Photo of Azeitao cheese from Greedy Sisters

Examples of cheeses made with thistle rennet:

Made in the US – (Contact us if you know of others.)

Spring Hill Farmstead Goat Cheese in Bayside, California

Lark’s Meadow Farms in Rexburg, Idaho

Made in Spain and Portugal

The following cheeses are very hard to find in the US. In fact all of them are out of stock at iGourmet and almost everywhere they are sold.
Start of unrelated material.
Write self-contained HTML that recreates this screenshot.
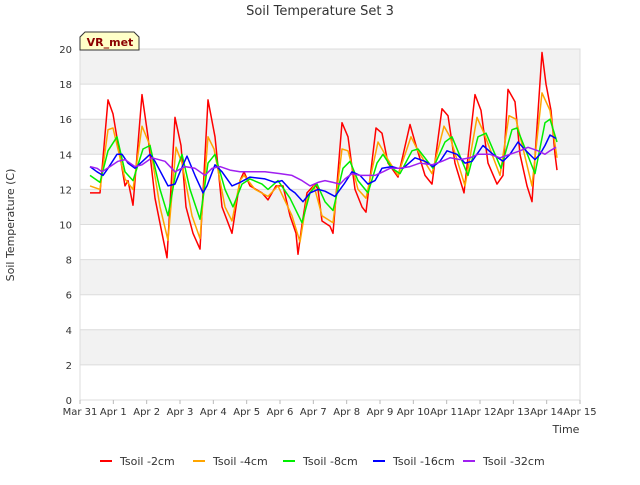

We did locate a few, so, hopefully, you can taste them, in order to know whether you want to try thistle rennet.

Portugal

Serra da Estrela – made from sheep’s milk, soft, aged 30-40 days or more, available at Portuguese Food Online and Deli Portugal.com

Azeitão – made from unpasteurized sheep’s milk, semi-soft, aged 21 days minimum, available at Deli Portugal.com

Castelo Branco – made from unpasteurized goat’s and sheep’s milk, semi-soft, generally aged 45 days, but sometimes over 90, available at Deli Portugal.com

Serpa – made from unpasteurized sheep’s milk, soft, aged 30 days for sale in Portugal, 60 days for US, available at eBay and Deli Portugal.com

Nisa – made from unpasteurized sheep’s milk, semi-hard, aged 45 days minimum, available at Deli Portugal.com

Évora – made from unpasteurized sheep’s milk, aged 30-90 days

Zimbro – made from unpasteurized sheep’s milk, soft, aged 35-60 days, available at Murray’s Cheese

Spain

Torta del Casar – made from unpasteurized sheep’s milk, soft, aged at least 60 days, available at Murray’s Cheese

Torta La Serena – made from unpasteurized sheep’s milk, soft, aged at least 60 days

* The kilogram bottles are Kosher (Kof-K) and Halal (IFANCA), but we transfer the rennet to smaller bottles (without Kosher supervision) and that voids the Kosher certification.
** In 2012, we posted Ian’s recipe for Crescenza – Crescenza with Ian Treuer of Cheesepalooza.